In Washington, where Kings, Prime Ministers and Presidents are routinely received with equanimity bordering on boredom, Teng's arrival provoked the keenest excitement. Not since Nikita Khrushchev flew in from Moscow to take a crack at detente 20 years ago has a state visit aroused so much exhilaration and frenzied agitation. As 160 hand-sewn red-and-gold Chinese flags blossomed atop lampposts along the route of Teng's motorcade, a White House task force labored to provide a memorable reception for Teng and his entourage of 75 (key members: Foreign Affairs Minister Huang Hua, Vice Premier Fang Yi and Foreign Trade Minister Li Chiang).

The Administration seemed determined to return the hospitality Peking has shown to a stream of American visitors over the past seven years: Richard Nixon and Gerald Ford, former Secretary of State Henry Kissinger (eight trips), Vance, National Security Adviser Zbigniew Brzezinski, Energy Secretary James Schlesinger.
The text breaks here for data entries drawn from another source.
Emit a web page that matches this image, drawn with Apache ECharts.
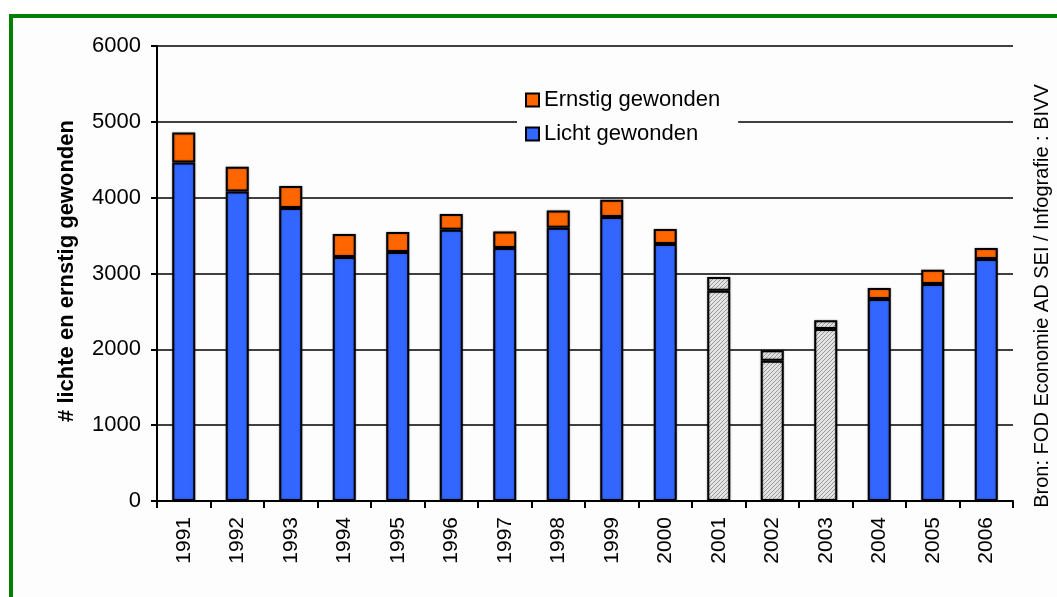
<!DOCTYPE html>
<html>
<head>
<meta charset="utf-8">
<script src="https://cdn.jsdelivr.net/npm/echarts@6/dist/echarts.min.js"></script>
<style>
  html, body { margin: 0; padding: 0; background: #ffffff; }
  #frame { position: absolute; left: 9px; top: 14px; width: 1200px; height: 700px;
           border-left: 4px solid #008000; border-top: 4px solid #008000; background: #fdfdfd; }
  #chart { position: absolute; left: 0; top: 0; width: 1057px; height: 597px; }
</style>
</head>
<body>
<div id="frame"></div>
<div id="chart"></div>
<script>
// Gewonden per jaar
const years = ['1991','1992','1993','1994','1995','1996','1997','1998','1999','2000','2001','2002','2003','2004','2005','2006'];
const lichtGewonden = [4464, 4082, 3863, 3217, 3283, 3577, 3336, 3603, 3744, 3389, 2773, 1851, 2269, 2664, 2862, 3191];
const ernstigGewonden = [395, 325, 290, 303, 264, 207, 219, 228, 228, 197, 181, 136, 113, 145, 188, 145];
// Jaren met onvolledige gegevens (gearceerd)
const hatchedYears = ['2001', '2002', '2003'];
const yTicks = [0, 1000, 2000, 3000, 4000, 5000, 6000];

const FONT = '"Liberation Sans", Arial, sans-serif';
const BLUE = '#3366ff';
const ORANGE = '#ff6600';

// Diagonal hatch fill
function makeHatch() {
  const c = document.createElement('canvas');
  c.width = 4; c.height = 4;
  const g = c.getContext('2d');
  g.fillStyle = '#e4e4e4';
  g.fillRect(0, 0, 4, 4);
  g.strokeStyle = '#999999';
  g.lineWidth = 1;
  g.beginPath();
  g.moveTo(0, 4); g.lineTo(4, 0);
  g.moveTo(-1, 1); g.lineTo(1, -1);
  g.moveTo(3, 5); g.lineTo(5, 3);
  g.stroke();
  return c;
}
const hatch = { image: makeHatch(), repeat: 'repeat' };

function seriesData(values) {
  return values.map((v, i) => hatchedYears.includes(years[i])
    ? { value: v, itemStyle: { color: hatch } }
    : v);
}

const barStyle = (color) => ({
  color: color,
  borderColor: '#000',
  borderWidth: 2,
  shadowColor: 'rgba(0,0,0,0.35)',
  shadowBlur: 2
});

const chart = echarts.init(document.getElementById('chart'), null, { renderer: 'canvas' });
chart.setOption({
  animation: false,
  backgroundColor: 'transparent',
  textStyle: { fontFamily: FONT },
  grid: { left: 157, right: 44, top: 46, bottom: 96, containLabel: false },
  legend: {
    data: ['Ernstig gewonden', 'Licht gewonden'],
    orient: 'vertical',
    left: 517,
    top: 85,
    padding: [4, 18, 4, 8],
    itemGap: 12,
    itemWidth: 13,
    itemHeight: 13,
    icon: 'rect',
    backgroundColor: '#fdfdfd',
    textStyle: { fontSize: 22, color: '#000', fontFamily: FONT }
  },
  xAxis: {
    type: 'category',
    data: years,
    boundaryGap: true,
    axisLine: { lineStyle: { color: '#000', width: 2 } },
    axisTick: { show: true, alignWithLabel: false, length: 7, lineStyle: { color: '#000', width: 2 } },
    axisLabel: { rotate: 90, margin: 16, fontSize: 21, color: '#000', fontFamily: FONT }
  },
  yAxis: {
    type: 'value',
    min: yTicks[0],
    max: yTicks[yTicks.length - 1],
    interval: 1000,
    axisLine: { show: true, lineStyle: { color: '#000', width: 2 } },
    axisTick: { show: true, length: 6, lineStyle: { color: '#000', width: 2 } },
    axisLabel: { margin: 16, fontSize: 22, color: '#000', fontFamily: FONT,
                 formatter: (v) => String(v) },
    splitLine: { show: true, lineStyle: { color: '#000', width: 1.6 } }
  },
  graphic: [
    {
      type: 'text',
      rotation: Math.PI / 2,
      x: 67, y: 271,
      style: {
        text: '# lichte en ernstig gewonden',
        font: 'bold 22px ' + FONT,
        fill: '#000',
        textAlign: 'center',
        textVerticalAlign: 'middle'
      }
    },
    {
      type: 'text',
      rotation: Math.PI / 2,
      x: 1042, y: 296,
      style: {
        text: 'Bron: FOD Economie AD SEI / Infografie : BIVV',
        font: '20px ' + FONT,
        fill: '#000',
        textAlign: 'center',
        textVerticalAlign: 'middle'
      }
    }
  ],
  series: [
    {
      name: 'Licht gewonden',
      type: 'bar',
      stack: 'gewonden',
      barWidth: '43%',
      itemStyle: barStyle(BLUE),
      data: seriesData(lichtGewonden)
    },
    {
      name: 'Ernstig gewonden',
      type: 'bar',
      stack: 'gewonden',
      barWidth: '43%',
      itemStyle: barStyle(ORANGE),
      data: seriesData(ernstigGewonden)
    }
  ]
});
</script>
</body>
</html>
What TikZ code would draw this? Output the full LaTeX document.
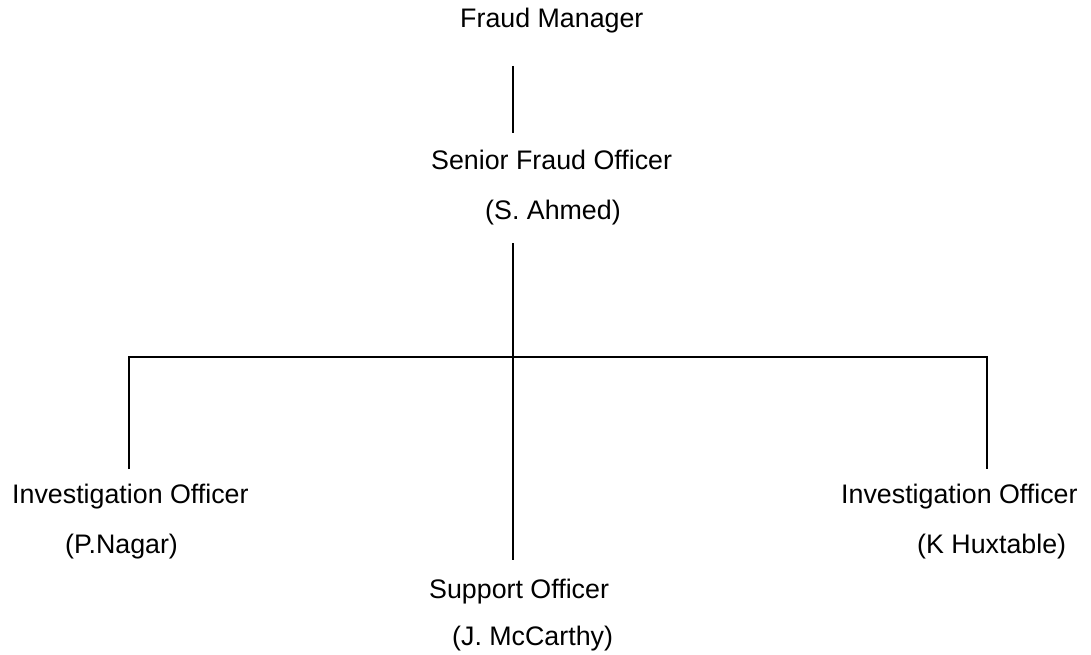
\documentclass[tikz,border=0pt]{standalone}
\usepackage{fontspec}
\setmainfont{Liberation Sans}
\begin{document}
\begin{tikzpicture}[x=1pt,y=-1pt,
  lbl/.style={inner sep=0pt,anchor=base west,font=\fontsize{26.8}{32}\selectfont},
  conn/.style={line width=1.3pt}]
\useasboundingbox (0,0) rectangle (1091,655);
\node[lbl] (fm) at (460,28) {Fraud Manager};
\node[lbl] (sfo) at (431,170) {Senior Fraud Officer};
\node[lbl] (sfon) at (485,219) {(S. Ahmed)};
\node[lbl] (io1) at (12,503) {Investigation Officer};
\node[lbl] (io1n) at (65,553) {(P.Nagar)};
\node[lbl] (io2) at (841,503) {Investigation Officer};
\node[lbl] (io2n) at (917,553) {(K Huxtable)};
\node[lbl] (so) at (429,598) {Support Officer};
\node[lbl] (son) at (452,645) {(J. McCarthy)};
\coordinate (a1) at (513,66);
\coordinate (a2) at (513,133);
\coordinate (b1) at (513,243);
\coordinate (bj) at (513,357);
\coordinate (l1) at (129,357);
\coordinate (l2) at (129,469);
\coordinate (r1) at (987,357);
\coordinate (r2) at (987,469);
\coordinate (c2) at (513,560);
\draw[conn] (a1) -- (a2);
\draw[conn] (b1) -- (c2);
\draw[conn] (l2) -- (l1) -- (r1) -- (r2);
\end{tikzpicture}
\end{document}
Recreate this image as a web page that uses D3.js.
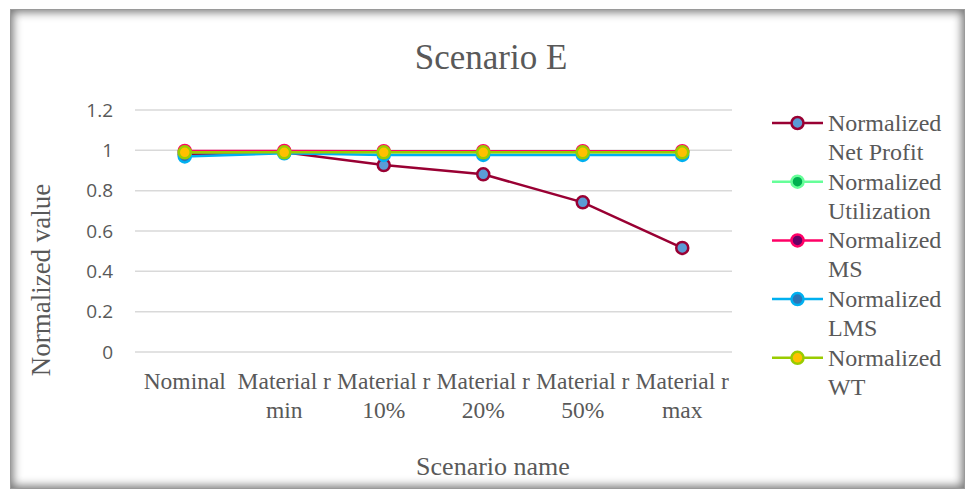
<!DOCTYPE html>
<html>
<head>
<meta charset="utf-8">
<script src="https://cdn.jsdelivr.net/npm/d3@7"></script>
<style>
  body { margin: 0; background: #fff; }
  .frame {
    position: absolute; left: 10px; top: 9px; width: 955px; height: 480px;
    box-shadow: inset 0 0 10px 2px rgba(0,0,0,0.55);
    border: 1px solid #9a9a9a; box-sizing: border-box;
  }
  svg { position: absolute; left: 0; top: 0; }
</style>
</head>
<body>
<div class="frame"></div>
<div id="chart"></div>
<script>
const width = 970;
const height = 490;
const margin = { top: 110, bottom: 138, left: 135, right: 238 };

const categories = [
  ["Nominal"],
  ["Material r", "min"],
  ["Material r", "10%"],
  ["Material r", "20%"],
  ["Material r", "50%"],
  ["Material r", "max"]
];
const yTicks = [0, 0.2, 0.4, 0.6, 0.8, 1, 1.2];

const netProfit   = [0.98, 0.99, 0.927, 0.881, 0.742, 0.516];
const utilization = [0.99, 0.99, 0.99, 0.99, 0.99, 0.99];
const ms          = [0.997, 0.997, 0.996, 0.996, 0.996, 0.996];
const lms         = [0.97, 0.985, 0.977, 0.977, 0.977, 0.977];
const wt          = [0.99, 0.99, 0.99, 0.99, 0.99, 0.99];

const series = [
  { name: ["Normalized", "Net Profit"], values: netProfit, line: "#990033", fill: "#5b9bd5" },
  { name: ["Normalized", "Utilization"], values: utilization, line: "#66ff99", fill: "#00b050" },
  { name: ["Normalized", "MS"], values: ms, line: "#ff0066", fill: "#660066" },
  { name: ["Normalized", "LMS"], values: lms, line: "#00b0f0", fill: "#2e75b6" },
  { name: ["Normalized", "WT"], values: wt, line: "#99cc00", fill: "#ffc000" }
];

const serif = "'Liberation Serif', 'Times New Roman', serif";
const sans = "'Open Sans', 'Liberation Sans', sans-serif";

const svg = d3.select("#chart").append("svg")
  .attr("width", width)
  .attr("height", height);

const escalaX = d3.scaleBand()
  .domain(d3.range(categories.length))
  .range([margin.left, width - margin.right]);

const escalaY = d3.scaleLinear()
  .domain([0, 1.2])
  .range([height - margin.bottom, margin.top]);

// gridlines
svg.append("g")
  .selectAll("line")
  .data(yTicks)
  .join("line")
  .attr("x1", margin.left)
  .attr("x2", width - margin.right)
  .attr("y1", d => escalaY(d))
  .attr("y2", d => escalaY(d))
  .attr("stroke", "#d9d9d9")
  .attr("stroke-width", 1.5);

// y axis labels
const ejeY = d3.axisLeft(escalaY).tickValues(yTicks).tickSize(0).tickPadding(22)
  .tickFormat(d => d3.format("")(+d.toFixed(1)));
svg.append("g")
  .attr("transform", `translate(${margin.left},0)`)
  .call(ejeY)
  .call(g => g.select(".domain").remove())
  .selectAll("text")
  .attr("font-family", sans)
  .attr("font-size", 19)
  .attr("fill", "#595959");

// x axis labels
const ejeX = svg.append("g");
categories.forEach((lines, i) => {
  const t = ejeX.append("text")
    .attr("x", escalaX(i) + escalaX.bandwidth() / 2)
    .attr("y", 389)
    .attr("text-anchor", "middle")
    .attr("font-family", serif)
    .attr("font-size", 23.5)
    .attr("fill", "#595959");
  lines.forEach((l, j) => {
    t.append("tspan")
      .attr("x", escalaX(i) + escalaX.bandwidth() / 2)
      .attr("dy", j === 0 ? 0 : 29)
      .text(l);
  });
});

// titles
svg.append("text")
  .attr("x", 491).attr("y", 69)
  .attr("text-anchor", "middle")
  .attr("font-family", serif)
  .attr("font-size", 35)
  .attr("fill", "#595959")
  .text("Scenario E");

svg.append("text")
  .attr("x", 493).attr("y", 475)
  .attr("text-anchor", "middle")
  .attr("font-family", serif)
  .attr("font-size", 26)
  .attr("fill", "#595959")
  .text("Scenario name");

svg.append("text")
  .attr("transform", `translate(50,280) rotate(-90)`)
  .attr("text-anchor", "middle")
  .attr("font-family", serif)
  .attr("font-size", 27)
  .attr("fill", "#595959")
  .text("Normalized value");

// lines
const cx = i => escalaX(i) + escalaX.bandwidth() / 2;
const line = d3.line()
  .x((d, i) => cx(i))
  .y(d => escalaY(d));

const lineas = svg.append("g");
series.forEach(s => {
  const g = lineas.append("g");
  g.append("path")
    .attr("d", line(s.values))
    .attr("fill", "none")
    .attr("stroke", s.line)
    .attr("stroke-width", 2.5);
  g.selectAll("circle")
    .data(s.values)
    .join("circle")
    .attr("cx", (d, i) => cx(i))
    .attr("cy", d => escalaY(d))
    .attr("r", 6)
    .attr("fill", s.fill)
    .attr("stroke", s.line)
    .attr("stroke-width", 2.5);
});

// legend
const legend = svg.append("g").attr("transform", "translate(772,0)");
series.forEach((s, i) => {
  const y = 123 + i * 58.7;
  const g = legend.append("g").attr("transform", `translate(0,${y})`);
  g.append("line")
    .attr("x1", 0).attr("x2", 51)
    .attr("stroke", s.line)
    .attr("stroke-width", 2.5);
  g.append("circle")
    .attr("cx", 25.5).attr("r", 6)
    .attr("fill", s.fill)
    .attr("stroke", s.line)
    .attr("stroke-width", 2.5);
  const t = g.append("text")
    .attr("x", 56)
    .attr("y", 8)
    .attr("font-family", serif)
    .attr("font-size", 24)
    .attr("fill", "#595959");
  s.name.forEach((l, j) => {
    t.append("tspan").attr("x", 56).attr("dy", j === 0 ? 0 : 29).text(l);
  });
});
</script>
</body>
</html>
Thus, on the day following Teng's arrival, the Vice Premier was to be given full honors on the south lawn of the White House: a 19-gun salute ringing out from cannon on the ellipse, national anthems played by the Marine Band, honor guards from the five uniformed services. Among the battle flags the servicemen were to carry on their standards: pennants commemorating U.S. combat against the Chinese in the Korean War. Carter faced a protocol problem of his own in his welcoming speech. Should he mention China's Premier and Party Chairman Hua Kuo-feng? His advisers said yes, that prudence dictated some acknowledgment of the head of government left behind in China.